Dakota is not afraid of anything. She is a self-promotion machine. She writes all the time, she submits, she takes rejection in stride, and she laughs in the face of fear. (While she is doing all of this I am huddled in the corner shaking and rocking, wrapped in my own arms.) I believe that this is the real reason I chose a pen name for myself. I can blame her when things go wrong, but if they go right...well it is me after all.

I decided to write this post because I had an idea for a book. It is a huge idea. And idea of such mammoth proportions that even Dakota had a moment of hesitation. It is outside of my comfort zone. But after that split second of trepidation, Dakota squared her shoulders and dug in. There is no such thing as "outside" her comfort zone. She is comfortable wherever she is. She can take any idea and make it work. She thanked me for the idea and started writing. As if she had been waiting to write this story since I invoked her. Dakota is a dynamo.

Fear? Who said anything about fear?

XoXoXo
Dakota

8 comments:

Carol Lynne said...

Great post, Dakota. I have all the same fears. I have a book that I started a year ago and I still haven't finished it. I keep telling myself that I'm not ready, not good enough yet to write it. So I bring it out every so often and put the knowledge I've gained into it. The cycle keeps repeating itself. I think I've figured out that I'll continue to learn every day. If I don't pull up my big-girl panties and finish the book, I never will.

And you're right. Dakota Rebel is a fantastic name to stand behind. The name is ballsy. No one would dare mess with a woman with a name like that.

-Carol Lynne

Brynn Paulin said...

Wow, you hit that one right on the head. I have more fear than I want to deal with most of the time. Same as you, I pull out my alter-ego and say 'let's do it'.

Nice post. :-)

Molly Daniels said...

Hahaha...my original pen name was so if my book was a flop, then no one would know it was me! But of course, that was the fantasy that it would soar to the top w/o any other help from me, LOL!

Now I proudly blab my pen name and books wherever I go:)

And I too have a book I'm somewhat afraid to finish, because of the controversial nature of it. Maybe when I'm in my 80's and don't care anymore...

Bronwyn's Blog said...

Great post, D. I need to figure out some sort of fear management technique. The rocking in a corner is really wearing on my family's nerves... ;)

barbara huffert said...

Hmm, interesting. My problem is that I fear success more than anything else. That's why I haven't finished that one particular book. What do I do about that one, D?

Lisabet Sarai said...

Right on, Dakota! I've been finding it really hard to turn the critic off, lately, while I'm writing. Basically, I just have to ignore her. Write through the fear.

How many of us would have believed, before it happened, that we could really write and publish a book?
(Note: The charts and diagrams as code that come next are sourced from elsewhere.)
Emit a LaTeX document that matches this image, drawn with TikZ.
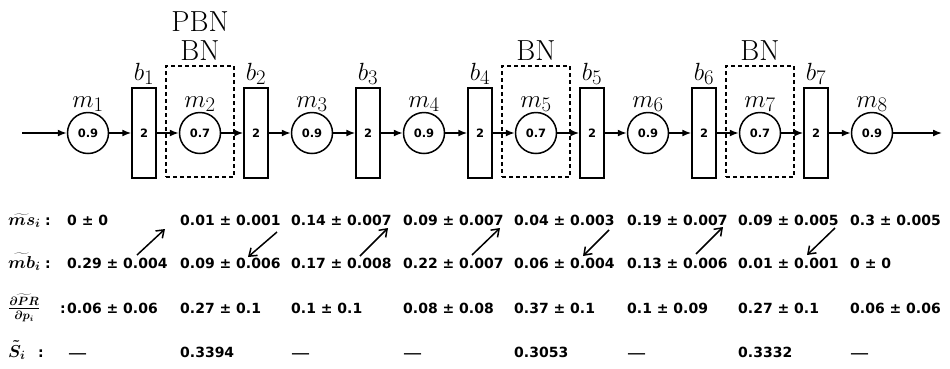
\documentclass[tikz,border=0pt]{standalone}
\usepackage{fontspec}
\usetikzlibrary{arrows.meta}
\newfontfamily\numfont{DejaVu Sans}

\tikzset{
  machine/.style={circle, draw, line width=1.5pt, minimum size=41pt, inner sep=0pt,
    font=\numfont\bfseries\fontsize{11.5}{11.5}\selectfont},
  buffer/.style={rectangle, draw, line width=1.5pt, minimum width=24pt, minimum height=90pt,
    inner sep=0pt, font=\numfont\bfseries\fontsize{11.5}{11.5}\selectfont},
  flow/.style={-{Latex[length=9pt,width=7pt]}, line width=1.5pt},
  bnbox/.style={draw, line width=1.3pt, dash pattern=on 4pt off 3pt,
    minimum width=68pt, minimum height=111pt, inner sep=0pt},
  biglab/.style={anchor=base, inner sep=0pt, font=\fontsize{29}{29}\selectfont},
  rowlab/.style={anchor=base west, inner sep=0pt, font=\fontsize{16.5}{16.5}\selectfont\boldmath},
  val/.style={anchor=base west, inner sep=0pt, font=\numfont\bfseries\fontsize{14}{14}\selectfont},
  dashval/.style={anchor=base west, inner sep=0pt, font=\numfont\fontsize{19}{19}\selectfont},
  shiftarrow/.style={-{Straight Barb[length=7pt,width=10pt]}, line width=1.5pt},
}

\begin{document}
\begin{tikzpicture}[x=1pt,y=-1pt]
\useasboundingbox (0,0) rectangle (950,368);

% bottleneck frames around the slow machines
\foreach \k in {2,5,7}{
  \node[bnbox] (bn\k) at ({88+112*(\k-1)},121.5) {};
  \node[biglab] (bnlab\k) at ({88+112*(\k-1)},60) {BN};
}
\node[biglab] (pbn) at (200,31) {PBN};

% machines and their efficiencies
\foreach \k/\e in {1/0.9,2/0.7,3/0.9,4/0.9,5/0.7,6/0.9,7/0.7,8/0.9}{
  \node[machine] (m\k) at ({88+112*(\k-1)},133) {\e};
  \node[biglab] (mlab\k) at ({88+112*(\k-1)},107) {$m_{\k}$};
}

% buffers
\foreach \k in {1,...,7}{
  \node[buffer] (b\k) at ({144+112*(\k-1)},133) {2};
  \node[biglab] (blab\k) at ({144+112*(\k-1)},80) {$b_{\k}$};
}

% material flow
\coordinate (in) at (22,133);
\coordinate (out) at (942,133);
\draw[flow] (in) -- (m1);
\foreach \k [evaluate=\k as \n using int(\k+1)] in {1,...,7}{
  \draw[flow] (m\k) -- (b\k);
  \draw[flow] (b\k) -- (m\n);
}
\draw[flow] (m8) -- (out);

% row labels
\node[rowlab] (lms) at (8,225) {$\widetilde{ms}_i$};
\node[val] (cms) at (45,225) {:};
\node[rowlab] (lmb) at (8,268) {$\widetilde{mb}_i$};
\node[val] (cmb) at (45,268) {:};
\node[rowlab] (ldp) at (8,313) {$\widetilde{\frac{\partial PR}{\partial p_i}}$};
\node[val] (colon3) at (60,313) {:};
\node[rowlab] (ls) at (8,357) {$\tilde{S}_i$};
\node[val] (cs) at (38,357) {:};

% table of results
\foreach \x/\a/\b/\c [count=\i] in {
  67/0 ± 0/0.29 ± 0.004/0.06 ± 0.06,
  180/0.01 ± 0.001/0.09 ± 0.006/0.27 ± 0.1,
  291/0.14 ± 0.007/0.17 ± 0.008/0.1 ± 0.1,
  403/0.09 ± 0.007/0.22 ± 0.007/0.08 ± 0.08,
  514/0.04 ± 0.003/0.06 ± 0.004/0.37 ± 0.1,
  627/0.19 ± 0.007/0.13 ± 0.006/0.1 ± 0.09,
  738/0.09 ± 0.005/0.01 ± 0.001/0.27 ± 0.1,
  850/0.3 ± 0.005/0 ± 0/0.06 ± 0.06}{
  \node[val] (ms\i) at (\x,225) {\a};
  \node[val] (mb\i) at (\x,268) {\b};
  \node[val] (dp\i) at (\x,313) {\c};
}
\node[dashval] (s1) at (68,359) {—};
\node[val] (s2) at (180,357) {0.3394};
\node[dashval] (s3) at (291,359) {—};
\node[dashval] (s4) at (403,359) {—};
\node[val] (s5) at (514,357) {0.3053};
\node[dashval] (s6) at (627,359) {—};
\node[val] (s7) at (738,357) {0.3332};
\node[dashval] (s8) at (850,359) {—};

% shifts between the two rows
\foreach \i/\xa/\ya/\xb/\yb in {1/137/255/165/229, 2/277/232/248/257, 3/360/256/388/228,
    4/472/255/500/228, 5/609/230/583/256, 6/696/254/723/227, 7/835/228/807/255}{
  \coordinate (sa\i) at (\xa,\ya);
  \coordinate (sb\i) at (\xb,\yb);
  \draw[shiftarrow] (sa\i) -- (sb\i);
}
\end{tikzpicture}
\end{document}
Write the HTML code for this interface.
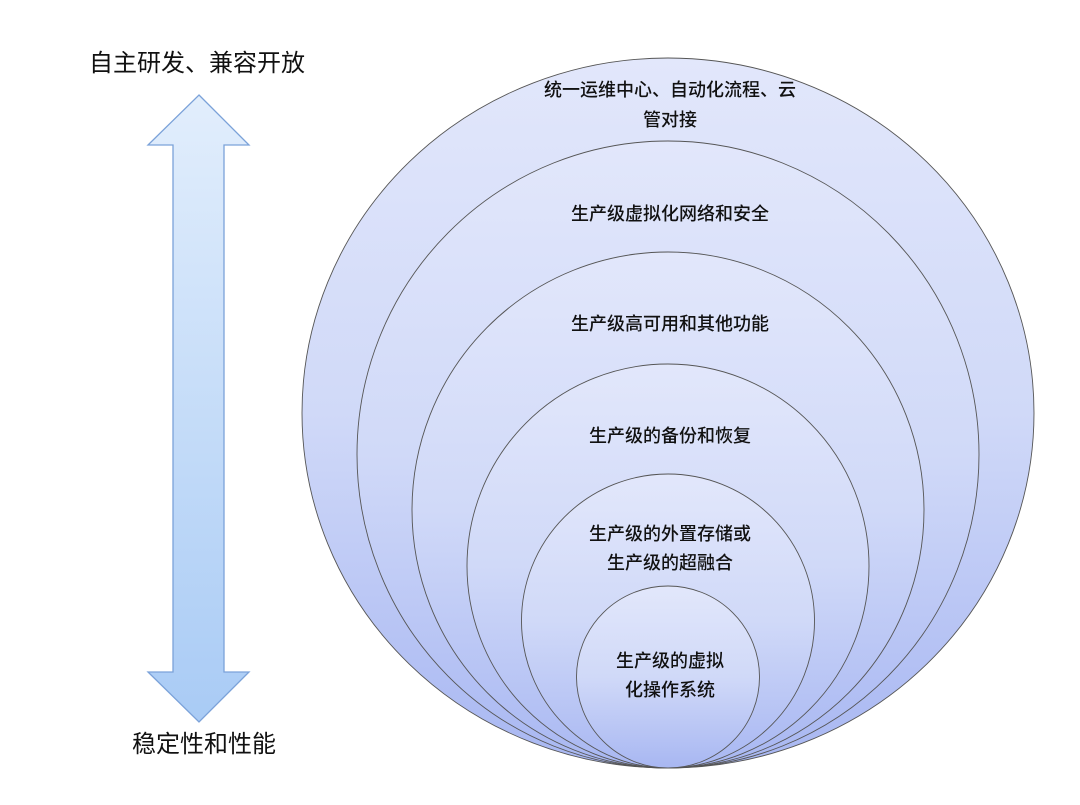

Thanks for expressing what so many of us feel.

lyntaylor said...

Another fantastic blog D! I had to giggle at the thought of you quivering in the corner LOL! And I can just see Madam Dakota bursting past with elbows flapping 'Move it or lose it sister! If you don't do it, I will!' LOL!

Dakota Rebel said...

Thank you everyone. I was a little afraid (ha ha) that this post would offend all of you successful, brave writers out there. But I am glad to see I am not the only one terrified.

Barb - All you need to do is put a metal collander on your head (It MUST have handles to protect your ears), tie a pillowcase around your neck like a cape, grab your big girl panties in both hands and run around screaming "I'm famous I'm famous bow down to the fantastic writer" until you believe. Or the men with the nets come. Maybe you should stay inside while you do this, but it is still a great plan. I do this every Tuesday. I have it written in my day planner so I never forget. Do you want to borrow my pillowcase? It says DR, but maybe I can make you your very own BH one. Hugs!